With a pick and a shovel. Not even a lawn tractor with a tiller on it. By hand. And he spent his entire vacation with this, hour after hour…day after day. The amount of sweat he put into that was amazing. And by the end of it, we had row upon row of tomato plants and pepper plants and potatoes and carrots and onions, all nicely planted, with the seeds just waiting to come up. And he decided to do just one..more…bit…of..a..dig.

And we ended up at the doctor’s with the DH, me pregnant with child number two, the 2 year old (who was grumpy at the time because we had interrupted her nap), and a completely useless arm. He’d ripped several tendons with all the digging you see. He spend the rest of the summer in a brace on his arm.

So, there we were with garden as far as the eye could see. I could only keep up with a rather small amount of all of that, so rather sooner than later, the garden disappeared under a jungle of weeds, squashes running rampant and goodness knows what else. We did not garden again for a very long time after that. When we did, we analyzed what had gone so horribly wrong.

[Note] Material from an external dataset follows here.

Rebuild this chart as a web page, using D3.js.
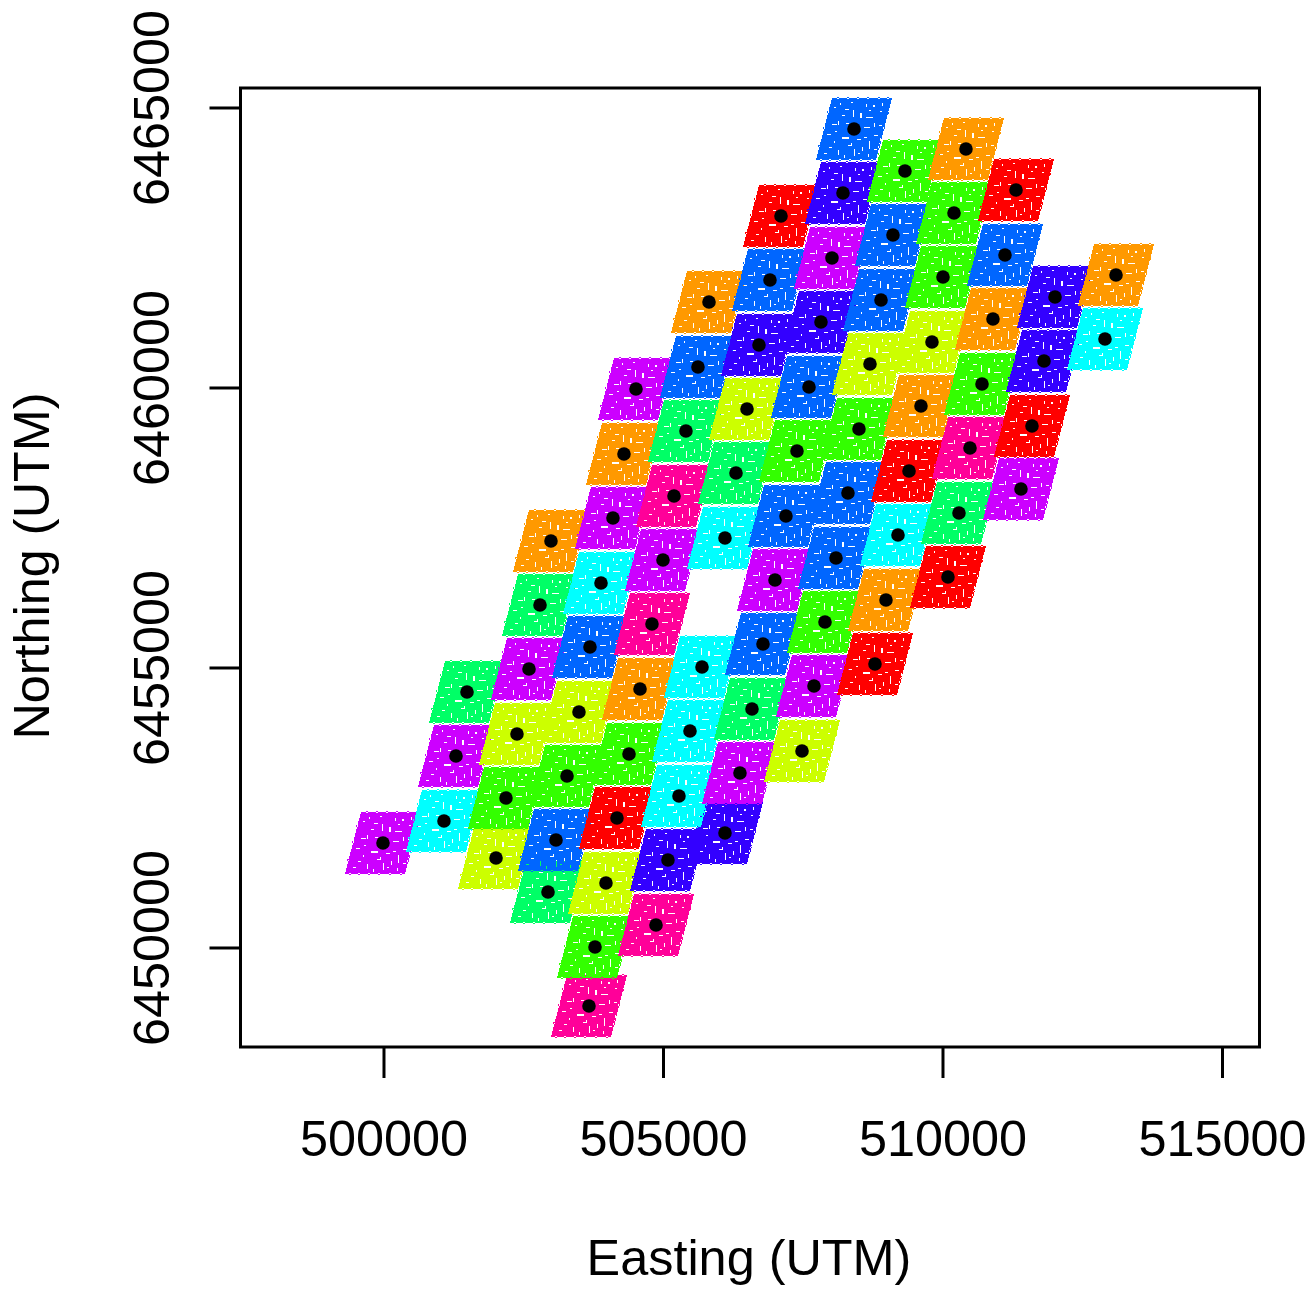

First, location. The damn thing was so far away from the house that even just going up there was a chore. When we had first started gardening, at a different house, the garden was about 10 steps from the back door. We had a lovely time after dinner most nights just going out and taking a look at what was going on, pulling the odd weed, harvesting the odd bean or tomato. On weekends, we would put in a bit more work in terms of weeding, hacking back the spaghetti squashes with a lawn mower, that sort of thing. But the lesson here is this: Locate where you are going to grow stuff to eat close to where you are going to be, whether it’s on the deck in a planter box, next to the back door, next to the driveway where you are going to see it, a LOT. That makes it convenient and it also puts it where critters are not necessarily going to be able to get to it without being close to you (which they really don’t like).

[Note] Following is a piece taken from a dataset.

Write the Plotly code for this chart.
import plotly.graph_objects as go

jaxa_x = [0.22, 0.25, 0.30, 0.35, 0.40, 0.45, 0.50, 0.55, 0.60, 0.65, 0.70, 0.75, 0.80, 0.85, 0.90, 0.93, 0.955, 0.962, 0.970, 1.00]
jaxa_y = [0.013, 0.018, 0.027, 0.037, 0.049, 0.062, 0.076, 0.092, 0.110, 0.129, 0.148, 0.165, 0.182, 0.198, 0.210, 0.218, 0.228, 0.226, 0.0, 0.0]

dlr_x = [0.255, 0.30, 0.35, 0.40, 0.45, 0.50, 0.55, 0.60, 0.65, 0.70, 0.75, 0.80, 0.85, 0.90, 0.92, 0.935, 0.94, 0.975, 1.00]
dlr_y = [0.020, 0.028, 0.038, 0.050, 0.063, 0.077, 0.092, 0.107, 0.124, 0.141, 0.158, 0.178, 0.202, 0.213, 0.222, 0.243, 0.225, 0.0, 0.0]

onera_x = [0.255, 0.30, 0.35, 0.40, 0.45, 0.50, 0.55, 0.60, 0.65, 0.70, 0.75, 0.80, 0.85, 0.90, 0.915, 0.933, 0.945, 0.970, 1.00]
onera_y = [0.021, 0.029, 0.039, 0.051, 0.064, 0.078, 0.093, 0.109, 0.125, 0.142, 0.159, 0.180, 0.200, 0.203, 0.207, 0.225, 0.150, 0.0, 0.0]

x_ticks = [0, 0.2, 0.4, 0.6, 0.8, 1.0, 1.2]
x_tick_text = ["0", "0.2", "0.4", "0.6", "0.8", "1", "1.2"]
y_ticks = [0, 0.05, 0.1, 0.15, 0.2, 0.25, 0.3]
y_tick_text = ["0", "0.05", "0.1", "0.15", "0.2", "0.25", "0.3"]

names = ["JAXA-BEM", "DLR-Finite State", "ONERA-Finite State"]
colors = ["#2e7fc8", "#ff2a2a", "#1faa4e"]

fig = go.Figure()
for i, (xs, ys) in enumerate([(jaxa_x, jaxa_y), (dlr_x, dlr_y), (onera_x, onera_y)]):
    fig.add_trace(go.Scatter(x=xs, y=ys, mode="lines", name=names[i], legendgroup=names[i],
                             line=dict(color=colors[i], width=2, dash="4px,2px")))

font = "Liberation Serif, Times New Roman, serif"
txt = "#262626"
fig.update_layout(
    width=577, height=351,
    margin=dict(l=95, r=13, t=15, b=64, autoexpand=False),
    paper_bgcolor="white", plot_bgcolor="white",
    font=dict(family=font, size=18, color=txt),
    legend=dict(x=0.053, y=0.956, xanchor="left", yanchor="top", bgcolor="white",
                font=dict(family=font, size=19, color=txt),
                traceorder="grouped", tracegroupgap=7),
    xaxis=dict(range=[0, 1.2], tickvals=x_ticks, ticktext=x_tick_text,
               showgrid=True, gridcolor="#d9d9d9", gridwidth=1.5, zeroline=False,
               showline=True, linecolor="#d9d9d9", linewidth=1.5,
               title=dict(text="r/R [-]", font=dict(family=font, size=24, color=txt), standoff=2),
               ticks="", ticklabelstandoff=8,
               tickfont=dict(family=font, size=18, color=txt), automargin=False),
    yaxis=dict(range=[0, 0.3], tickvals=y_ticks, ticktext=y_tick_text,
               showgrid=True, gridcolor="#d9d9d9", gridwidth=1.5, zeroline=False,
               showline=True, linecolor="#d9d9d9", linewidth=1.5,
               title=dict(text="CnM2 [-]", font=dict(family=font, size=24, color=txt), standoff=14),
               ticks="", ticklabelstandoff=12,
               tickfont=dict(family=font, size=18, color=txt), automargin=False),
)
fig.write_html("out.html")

Next, size. What the DH did was a case of ‘eyes bigger than stomach’ issue which put the garden into the range of requiring a team of people with gas-powered equipment to keep in shape. With him out of action and only one of me, we were defeated before we even started. Lesson from this: Keep the size of the thing, especially if you are just getting started, in the range of something you can get your arms around. This might be a couple of pots with tomatoes on the deck, or a flower box with collard greens and lettuce next to the back door, or some herbs. Or planting Rainbow Chard in the flower patch next to the back door (the stems are almost ‘glow in the dark’ so they are pretty splashy with the flowers). If you want to start with one bed, then make it something like 3 feet wide by 10 feet long. You can get a lot of production out of a space that big and as long as you keep an eye on it and pull the occasional weed, you can keep it under control and harvest things as you see them ripen. But, for the love of all things gardening, do NOT start with something 30 feet by 30 feet – after a month, you won’t be able to find a thing, trust me.

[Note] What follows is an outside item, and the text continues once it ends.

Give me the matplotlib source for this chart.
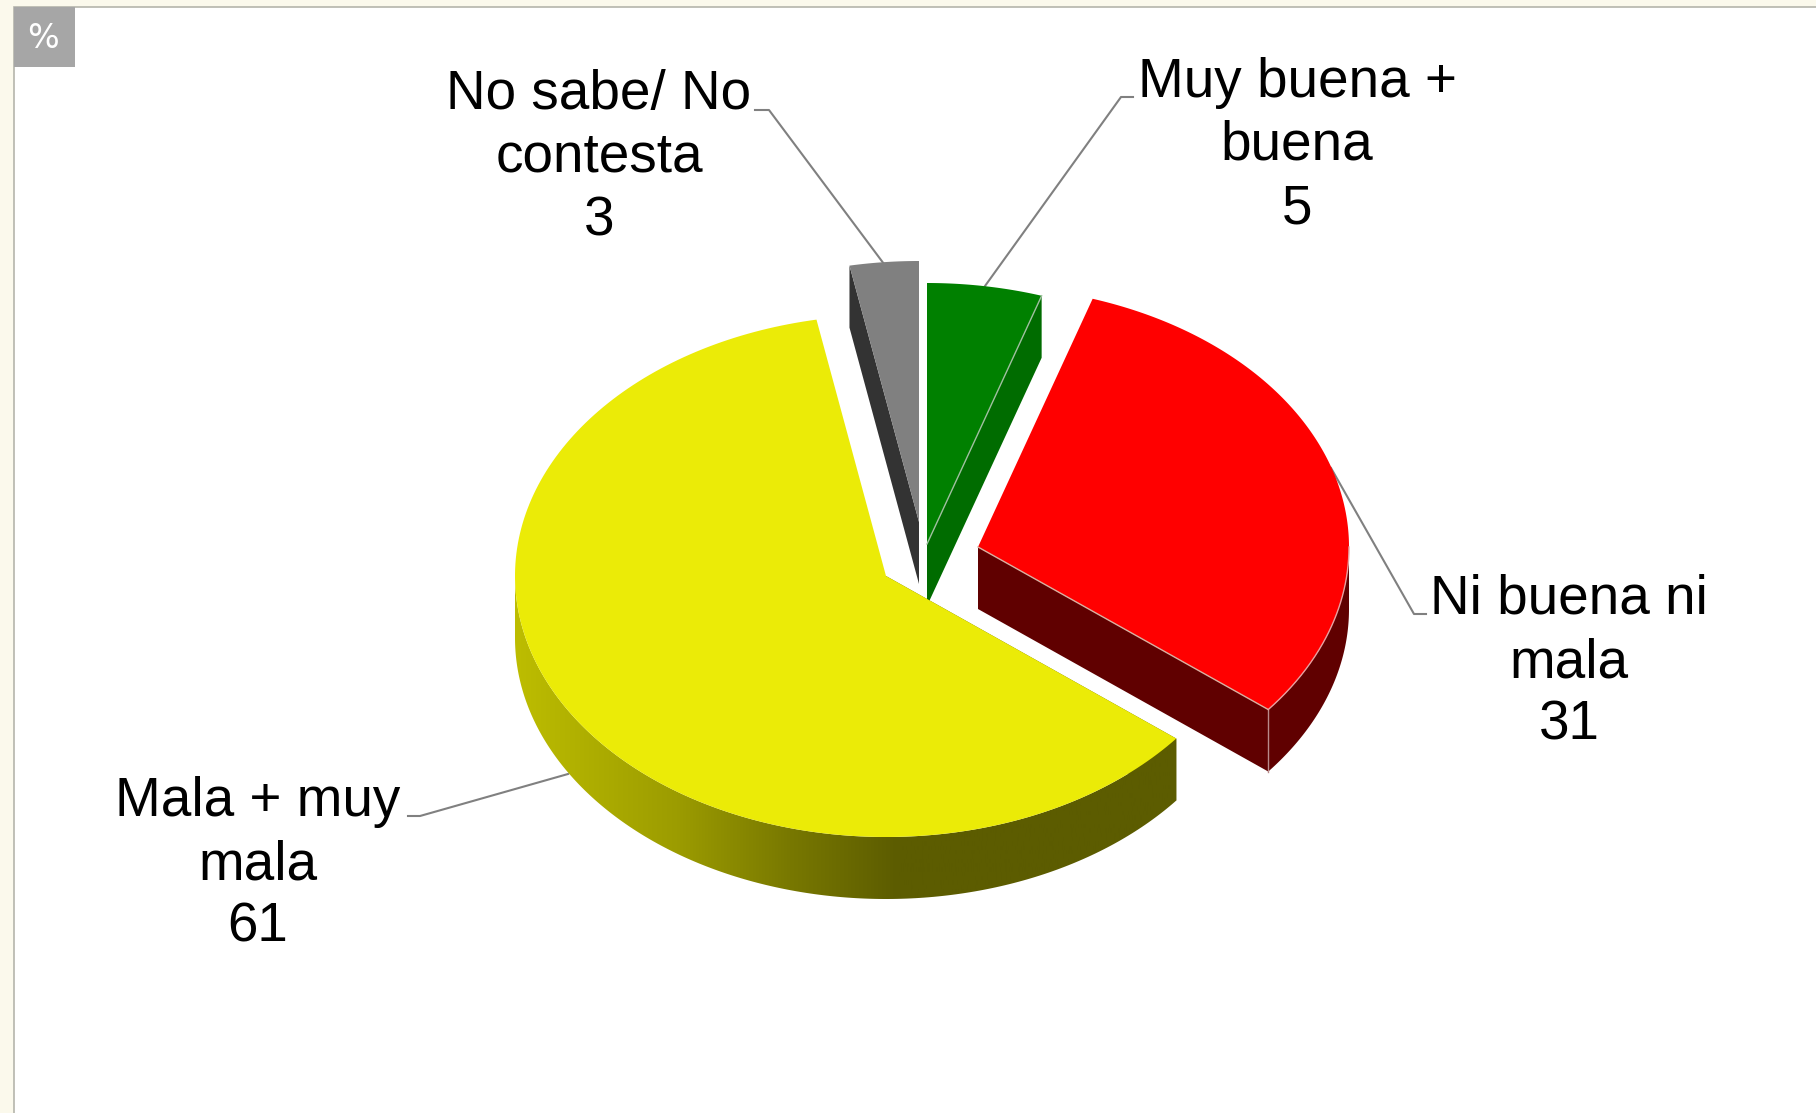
import numpy as np
import matplotlib
matplotlib.use("Agg")
import matplotlib.pyplot as plt
from matplotlib.patches import Polygon, Rectangle
from matplotlib.colors import LinearSegmentedColormap

categories = ["Muy buena +\nbuena", "Ni buena ni\nmala", "Mala + muy\nmala", "No sabe/ No\ncontesta"]
values = [5.0, 30.7, 61.3, 3.0]
top_colors = ["#008000", "#FF0000", "#EBEB07", "#808080"]
wall_colors = ["#006C00", "#600000", "#5C5C00", "#333333"]
draw_order = [3, 0, 1, 2]
label_centers = [(1297, 146), (1569, 663), (258, 865), (599, 158)]
leaders = [
    [(1133, 97), (1121, 97), (985, 286)],
    [(1426, 614), (1414, 614), (1331, 468)],
    [(408, 816), (420, 816), (568, 774)],
    [(755, 110), (769, 110), (884, 264)],
]
explode = [(-3, -13), (48, -10), (-44, 19), (-11, -35)]

CX, CY, RX, RY, DEPTH = 930, 557, 371, 261, 62
BG = "#FBF9EC"
FONT = "Liberation Sans"

fig = plt.figure(figsize=(18.16, 11.13), dpi=100, facecolor=BG)
ax = fig.add_axes([0, 0, 1, 1])
ax.set_xlim(0, 1816)
ax.set_ylim(1113, 0)
ax.axis("off")

ax.add_patch(Rectangle((14, 7), 1816, 1113, fc="white", ec="#B5B5AC", lw=1.2, zorder=0))
ax.add_patch(Rectangle((14, 7), 61, 60, fc="#A6A6A6", ec="none", zorder=1))
ax.text(43, 39, "%", color="white", fontsize=24, family="DejaVu Sans", ha="center", va="center", zorder=2)


def arc(cx, cy, a0, a1, n=200):
    t = np.radians(np.linspace(a0, a1, n))
    return np.column_stack([cx + RX * np.sin(t), cy - RY * np.cos(t)])


edges = np.concatenate([[0], np.cumsum(values)]) * 360.0 / sum(values)
wall_cmap = LinearSegmentedColormap.from_list(
    "w", [(0, "#BDBD00"), (0.24, "#9C9C00"), (0.41, "#787800"), (0.57, "#5C5C00"), (1, "#5C5C00")]
)
z = 3
for i in draw_order:
    a0, a1 = edges[i], edges[i + 1]
    cx, cy = CX + explode[i][0], CY + explode[i][1]
    top = arc(cx, cy, a0, a1)
    apex = np.array([cx, cy])
    d = np.array([0, DEPTH])

    # radial side wall
    end = a1 if a1 <= 180 else a0
    corner = arc(cx, cy, end, end, 1)[0]
    ax.add_patch(Polygon([apex, corner, corner + d, apex + d], fc=wall_colors[i], ec="none", zorder=z))
    z += 1

    # outer curved wall
    v0, v1 = max(a0, 90), min(a1, 270)
    if v1 > v0:
        rim = arc(cx, cy, v0, v1)
        wall = Polygon(np.vstack([rim, (rim + d)[::-1]]), fc=wall_colors[i], ec="none", zorder=z)
        ax.add_patch(wall)
        if i == 2:
            wall.set_facecolor("none")
            im = ax.imshow(np.linspace(0, 1, 256)[None, :], cmap=wall_cmap, aspect="auto",
                           extent=(cx - RX, cx + 300, 1113, 0), zorder=z)
            im.set_clip_path(wall)
            ax.set_xlim(0, 1816)
            ax.set_ylim(1113, 0)
        elif i == 1:
            ax.plot([corner[0], corner[0]], [corner[1], corner[1] + DEPTH], color="#B98A8A", lw=1.0, zorder=z + 1)
        z += 1

    # top face
    ax.add_patch(Polygon(np.vstack([apex, top]), fc=top_colors[i], ec="none", zorder=z))
    z += 1
    if i in (0, 1):
        ax.plot([apex[0], corner[0]], [apex[1], corner[1]], color="#D9B0A0" if i == 1 else "#9FBF9F", lw=1.0, zorder=z)
        if i == 1:
            ax.plot(rim[:, 0], rim[:, 1], color="#E8A0A0", lw=1.0, zorder=z)
        z += 1

for pts in leaders:
    xs, ys = zip(*pts)
    ax.plot(xs, ys, color="#808080", lw=1.5, zorder=2, solid_joinstyle="round")

for name, val, (x, y) in zip(categories, values, label_centers):
    ax.text(x, y, f"{name}\n{val:.0f}", ha="center", va="center", ma="center", fontsize=39.5,
            family=FONT, color="black", linespacing=1.275, zorder=50)

fig.savefig("out.png", dpi=100, facecolor=BG)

Other gardening thoughts for beginners:
What do you want to grow? What do you already like to eat and eat a LOT of? When you first start, it is completely easy to have things get out of hand. Like tomatoes? Then start with one, maybe two plants and make them two different things – like a cherry tomato and a plum tomato for sauce. You’ll get more cherry tomatoes than you can possibly dream of ever having, and you’ll have enough plum tomatoes to make fresh tomato sauce (which is heaven) and to freeze for winter sauce making and eating (take them out a little bit before you make a salad so that they are defrosting and you will have something that will beat any tomato you can find in the store, trust me). Like peppers? Buy a six-pack of sweet pepper plants and plant those. Take my advice and don’t buy a six-pack of hot pepper plants – you will end up with more hot peppers than you can ever use. Do you eat a lot of Italian (or Greek or Spanish) food? Then get plants for basil, oregano, cilantro and grow those (either in pots on the deck or in the garden). You can never have too much in the way of fresh herbs and eating a fresh tomato from your garden with fresh basil and olive oil is (well, I’m going to start there so I don’t start to swoon). What you don’t want to do it this: Grow a lot of stuff that you don’t already eat. Get your gardening legs under you so that you feel confident about growing the stuff you DO like to eat and then branch out from there. What you don’t want to do is finish the garden season with the thought that you threw out a lot of stuff that you couldn’t get your family to eat.

Something else: Don’t think that you are somehow some sort of weeny if you don’t grow things like tomatoes, peppers and so on from seed under lights inside your house. There is absolutely nothing wrong (or weak or silly or evil) about going to your local home and garden center and buying your plants there. Find someone truly local (not the big box national chains) to buy your plants – they will be growing things that they know will grow and grow well for you in your climate. You’ll be able to get a tomato plant in a big pot for the deck, for example – it might even already have flowers on it (woohoo!!). Much more enjoyable for someone just starting out.